Para referirse a lo que hacían los escritores colombianos de las décadas de 1930 y 1940, la palabra profesión no parece, pues, la más apropiada: no existían entonces programas de escritura creativa; casi ningún escritor podía dedicarse plenamente a la literatura y derivar de ahí su sustento y el de su familia; las instituciones que hubieran permitido el desarrollo más o menos autónomo de la vida literaria eran débiles –mercado editorial, premios, asociaciones y centros literarios, librerías y bibliotecas, no menos que el público lector– y la figura social del escritor, aunque visible, no dejaba de ser ambigua: la escritura era una actividad valorada, pero no una carrera independiente, y ser escritor no equivalía a ocupar una posición segura en la sociedad, si bien podía abrir las puertas del periodismo y la burocracia. ¿Qué noción, entonces, podría caracterizar mejor lo que hacían los escritores colombianos de la primera mitad del siglo XX, así como las condiciones en que lo hacían? Entre la noción de profesión, en el sentido antes señalado, y la de trabajo, con su amplio significado antropológico o aquel más restringido de trabajo asalariado, oficio parece la mejor opción.
En historia y sociología, oficio es un concepto que suele relacionarse con la tradición del artesanado, un mundo del trabajo en el que las relaciones capitalistas de producción e intercambio no han triunfado aún completamente. Un mundo, por ejemplo, donde el trabajador de oficio conoce los secretos de su tarea y, por consiguiente, tiene mayor control sobre ella; donde el trabajo manual no ha sido desplazado del todo por la máquina y el saber-hacer del obrero se transmite mediante la interacción en el taller. Donde es posible, además, encontrar una forma de orgullo vinculada a la capacidad técnica y a la satisfacción por el trabajo bien hecho (Coriat, 2001).

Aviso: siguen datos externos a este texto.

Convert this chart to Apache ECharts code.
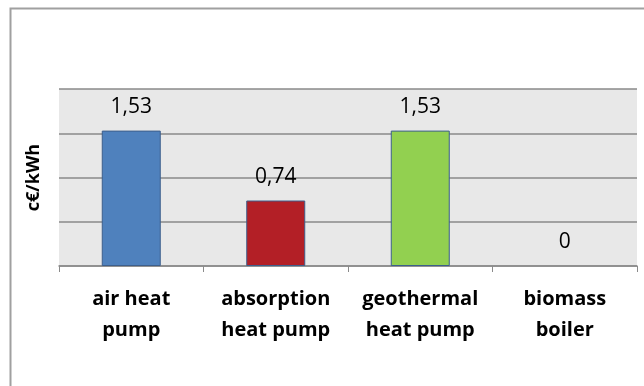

Aunque tampoco sería preciso referirse a los escritores como artesanos, ni mucho menos idealizar su labor –como suele pasar con el trabajo artesanal–, en la noción de oficio pueden reconocerse las contradicciones de una actividad que, como la literatura, basa una parte considerable de su valor en la negación del interés económico y, sin embargo –al menos en las sociedades modernas–, debe contar para su supervivencia con esa poderosa institución llamada mercado. Quizás como nunca antes desde el inicio de la vida republicana, los escritores colombianos de los años 30 y 40 se vieron sorprendidos y atemorizados por la fuerza creciente del mercado como institución social. Su gran contradicción fue tratar de sostener la creencia en un mundo artístico noble y desinteresado, que no contaba, sin embargo, con los soportes necesarios para llevar una existencia menos precaria: un público lector educado y dispuesto a comprar libros, una industria editorial que mediara entre las fuerzas generales del mercado y las reglas ideales del arte, estímulos públicos y privados para la creación y unos medios eficientes de distribución y promoción literaria.